I am not sure exactly what you are trying
to do here. It is usually better to set
up a log likelihood function directly. What
you are logging here does not have the usual
form of a likelihood function.
Nick
[email protected]
Jun Xu
> I am not sure if some expert could give me some hint about
> where to go. Here
> I am trying to estimate a logit with an added expotential
> distributed random
> error (with mean of 5). I am using simualted mle with 100
> replications, but
> cannot get it converged.

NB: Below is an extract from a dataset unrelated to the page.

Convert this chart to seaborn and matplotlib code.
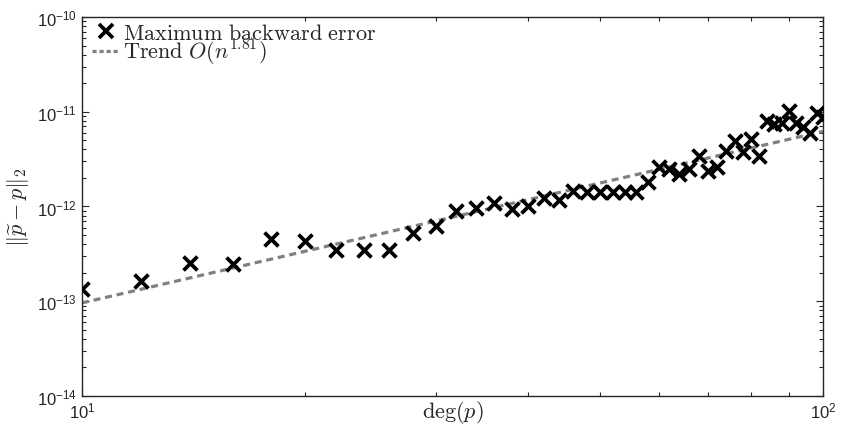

Not sure if I had a correct setup.
>
>
> set trace off
> set more off
> cap program drop my_ll
> program my_ll
> version 8.2
> args lnf xb
> tempname b
> sca `b' = 5
>
> forval j = 1/100 {
> tempname ed`j'
> }
>
> qui replace `lnf' = 0
> forval i = 1/100 {
> qui gen double `ed`i'' = -ln(uniform())*`b'
> qui replace `lnf'= `lnf' + invlogit( `xb'+`ed`i'')
> if $ML_y1 ==
> 1
> qui replace `lnf'= `lnf' + invlogit(-(`xb'+`ed`i''))
> if $ML_y1 ==
> 0
> }
>
> qui replace `lnf' = ln(`lnf')
> end
>
> use binlfp2.dta, clear
> ml model lf my_ll (lfp = k5 k618 age), technique(nr bhhh dfp bfgs)
> ml maximize
>
>
> initial: log likelihood = 2948.488
> alternative: log likelihood = 2952.4599
> rescale: log likelihood = 2952.4599
> (setting optimization to Newton-Raphson)
> numerical derivatives are approximate
> flat or discontinuous region encountered
> Iteration 0: log likelihood = 2949.0411 (not concave)
> numerical derivatives are approximate
> flat or discontinuous region encountered
> Iteration 1: log likelihood = 2950.7797 (not concave)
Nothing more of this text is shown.